Cubans are the third largest Hispanic (ethnic) group in the United States. While Cubans have been migrating to the United States for well over 100 years, the Mariel exodus in 1980 was a pivotal experience in that it redefined U.S. immigration policies for Latin and Central America, accelerated unprecedented growth, and brought dramatic social change to south Florida (Miami-Dade County) and beyond. This entry provides a brief historical framework outlining the significance of such experiences for a cohort of Cuban immigrants whose influence across matters pertaining to immigration, crime, and social policy has crystallized the public's perception of both Cubans and Hispanics in general.

Historical Background

From April 4 through September 26, 1980, about 1% of the Cuban population (i.e., 146,965 men, women, and children) migrated throughout Latin America and Europe via the port of Mariel, Cuba. Of the 146,965 “new” Cuban migrants, an estimated 120,000 to 125,000 arrived in the United States courtesy of the Freedom Flotilla, a volunteer group of exiled or expatriate Cuban men and women who employed their own private vessels in making the roundtrip voyage from Key West, Florida, to Mariel Harbor, Cuba. This heterogeneous group of Cuban migrants came to be known as “Marielitos.” The epicenter for this monumental migration was south Florida; in particular, Key West, where today a small monument commemorates this entry point for thousands of Marielitos and the coordinated efforts among the U.S. Immigration and Naturalization Services (INS), the U.S. Coast Guard (USCG), and the U.S. Navy in ensuring the safe passage, processing, and documentation of thousands of men, women, and children. The south Florida Cuban exile community or el excilio and members of the Freedom Flotilla have also erected their own commemoratives to honor those who did not survive the journey. For Marielitos, Key West was Ellis Island.
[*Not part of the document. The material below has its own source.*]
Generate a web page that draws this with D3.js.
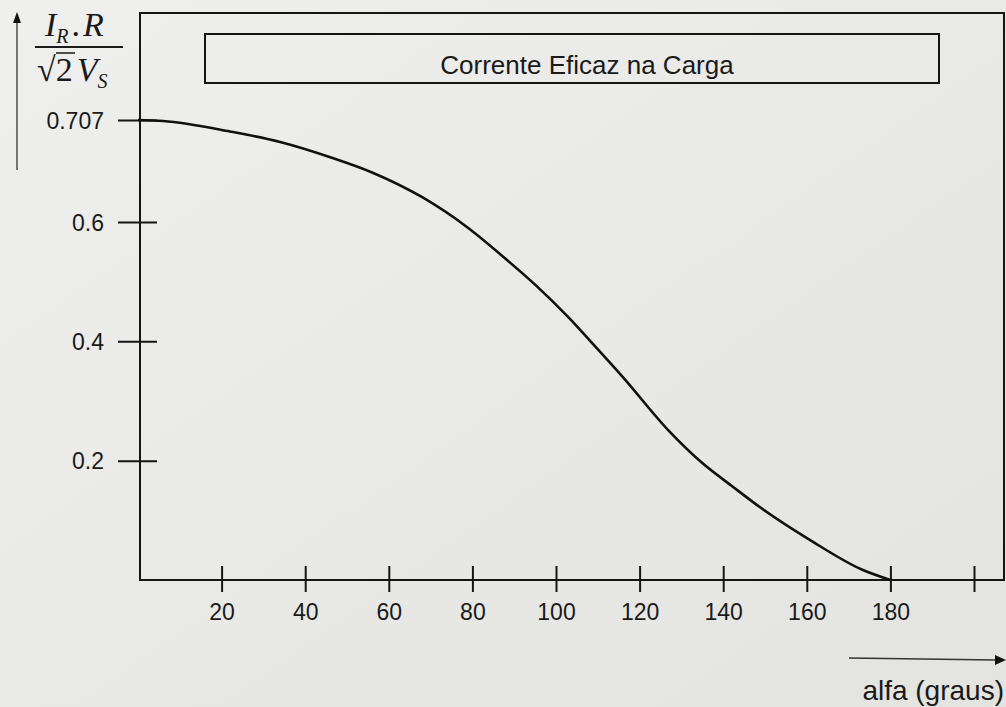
<!DOCTYPE html>
<html lang="pt">
<head>
    <meta charset="UTF-8">
    <title>Corrente Eficaz na Carga</title>
    <script src="https://d3js.org/d3.v7.min.js"></script>
    <style>
        body { margin: 0; background: #ebebe8; }
        svg { display: block; }
        .tick text { font-family: Arial, 'Liberation Sans', sans-serif; fill: #1a1a1a; }
        .frac { font-family: 'Liberation Serif', 'Times New Roman', serif; font-style: italic; fill: #1a1a1a; }
    </style>
</head>
<body>
<svg width="1006" height="707"></svg>
<script>
    // angulo de disparo (graus) e corrente normalizada
    const alfa = [0, 6, 22, 34, 46, 56, 68, 79, 88, 95, 103, 108, 116, 127, 135, 142, 149, 161, 173, 180];
    const corrente = [0.707, 0.706, 0.695, 0.684, 0.668, 0.652, 0.626, 0.590, 0.538, 0.495, 0.440, 0.402, 0.340, 0.250, 0.196, 0.158, 0.121, 0.066, 0.018, 0];

    const xTicks = [20, 40, 60, 80, 100, 120, 140, 160, 180, 200];
    const xTickLabels = ["20", "40", "60", "80", "100", "120", "140", "160", "180", ""];
    const yTicks = [0.2, 0.4, 0.6, 0.707];
    const yTickLabels = ["0.2", "0.4", "0.6", "0.707"];

    const titulo = "Corrente Eficaz na Carga";
    const eixoX = "alfa (graus)";

    const svg = d3.select("svg");

    // fundo de papel escaneado
    const defs = svg.append("defs");
    const grad = defs.append("linearGradient").attr("id", "papel")
        .attr("x1", "0").attr("y1", "0").attr("x2", "1").attr("y2", "1");
    grad.append("stop").attr("offset", "0").attr("stop-color", "#efefed");
    grad.append("stop").attr("offset", "1").attr("stop-color", "#e3e3e0");
    svg.append("rect").attr("width", 1006).attr("height", 707).attr("fill", "url(#papel)");

    const mLeft = 140, mRight = 1004, mTop = 13, mBottom = 580;

    const x = d3.scaleLinear().domain([0, 200]).range([138, 974]);
    // escala do eixo vertical: o 0.707 fica no topo da curva
    const y = d3.scaleLinear().domain([0, 0.6, 0.707]).range([mBottom, 222, 120]);

    // moldura
    svg.append("rect")
        .attr("x", mLeft).attr("y", mTop)
        .attr("width", mRight - mLeft).attr("height", mBottom - mTop)
        .attr("fill", "none").attr("stroke", "#151515").attr("stroke-width", 2);

    // legenda
    svg.append("rect")
        .attr("x", 205).attr("y", 34).attr("width", 734).attr("height", 49)
        .attr("fill", "none").attr("stroke", "#151515").attr("stroke-width", 2);
    svg.append("text")
        .attr("x", 587).attr("y", 74)
        .attr("text-anchor", "middle")
        .style("font-family", "Arial, 'Liberation Sans', sans-serif")
        .style("font-size", "26px")
        .attr("fill", "#1a1a1a")
        .text(titulo);

    // eixo x
    const gx = svg.append("g")
        .attr("transform", `translate(0,${mBottom})`)
        .call(d3.axisBottom(x).tickValues(xTicks).tickSize(0).tickPadding(0)
            .tickFormat((d, i) => xTickLabels[i]));
    gx.select(".domain").remove();
    gx.selectAll(".tick line")
        .attr("y1", -14).attr("y2", 12)
        .attr("stroke", "#151515").attr("stroke-width", 2);
    gx.selectAll(".tick text")
        .attr("y", 40).attr("dy", 0)
        .style("font-size", "23px");

    // eixo y
    const gy = svg.append("g")
        .attr("transform", `translate(${mLeft},0)`)
        .call(d3.axisLeft(y).tickValues(yTicks).tickSize(0).tickPadding(0)
            .tickFormat((d, i) => yTickLabels[i]));
    gy.select(".domain").remove();
    gy.selectAll(".tick line")
        .attr("x1", -22).attr("x2", 17)
        .attr("stroke", "#151515").attr("stroke-width", 2);
    gy.selectAll(".tick text")
        .attr("x", -36).attr("dy", "0.35em")
        .style("font-size", "23px");

    // curva
    const linha = d3.line()
        .x((d, i) => x(alfa[i]))
        .y(d => y(d))
        .curve(d3.curveMonotoneX);
    svg.append("path")
        .datum(corrente)
        .attr("d", linha)
        .attr("fill", "none")
        .attr("stroke", "#111")
        .attr("stroke-width", 2.6);

    // seta vertical
    svg.append("line").attr("x1", 17).attr("y1", 20).attr("x2", 17).attr("y2", 170)
        .attr("stroke", "#333").attr("stroke-width", 1.3);
    svg.append("path").attr("d", "M17,12 L13,23 L21,23 Z").attr("fill", "#111");

    // fracao do eixo y
    const frac = svg.append("g").attr("class", "frac");
    frac.append("text").attr("x", 45).attr("y", 36).style("font-size", "34px")
        .html('I<tspan dy="7" font-size="20px">R</tspan><tspan dx="3" dy="-7" font-style="normal">.</tspan><tspan dx="3">R</tspan>');
    svg.append("line").attr("x1", 35).attr("x2", 123).attr("y1", 47).attr("y2", 47)
        .attr("stroke", "#1a1a1a").attr("stroke-width", 2);
    frac.append("text").attr("x", 37).attr("y", 81).style("font-size", "34px")
        .html('<tspan font-style="normal">\u221A2</tspan><tspan dx="4">V</tspan><tspan dy="7" font-size="20px">S</tspan>');
    svg.append("line").attr("x1", 56).attr("x2", 75).attr("y1", 53).attr("y2", 53)
        .attr("stroke", "#1a1a1a").attr("stroke-width", 1.5);

    // seta horizontal
    svg.append("line").attr("x1", 849).attr("y1", 658).attr("x2", 996).attr("y2", 660)
        .attr("stroke", "#333").attr("stroke-width", 1.3);
    svg.append("path").attr("d", "M1006,660 L995,655 L995,665 Z").attr("fill", "#111");
    svg.append("text")
        .attr("x", 1004).attr("y", 700)
        .attr("text-anchor", "end")
        .style("font-family", "Arial, 'Liberation Sans', sans-serif")
        .style("font-size", "28px")
        .attr("fill", "#1a1a1a")
        .text(eixoX);
</script>
</body>
</html>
Although initial resettlement in the United States for Mariel Cubans included major urban cities throughout the country, a larger percentage—estimates range from 35% to 45%— settled in Miami-Dade County, Florida. The massive Mariel exodus arose from specific economical, political, and social forces burgeoning from the island as a result of the Cuban Missile Crisis aftermath. Moreover, these same migratory preconditions in Cuba also distinctively defined Marielitos in terms of their political ideology, social views, and labor market participation. Specifically, this generation of Cubans represented a third wave of émigrés unlike the first two in terms of age, social class, race, and racial and social identity. Mariel Cubans were primarily male, younger, working class, and a greater percentage than in the earlier waves was non-White. In terms of political ideology and social views, Marielitos were postrevolutionaries in that they came of age under a socialist/authoritarian government and had firsthand experience with the hard realities such a regime entails.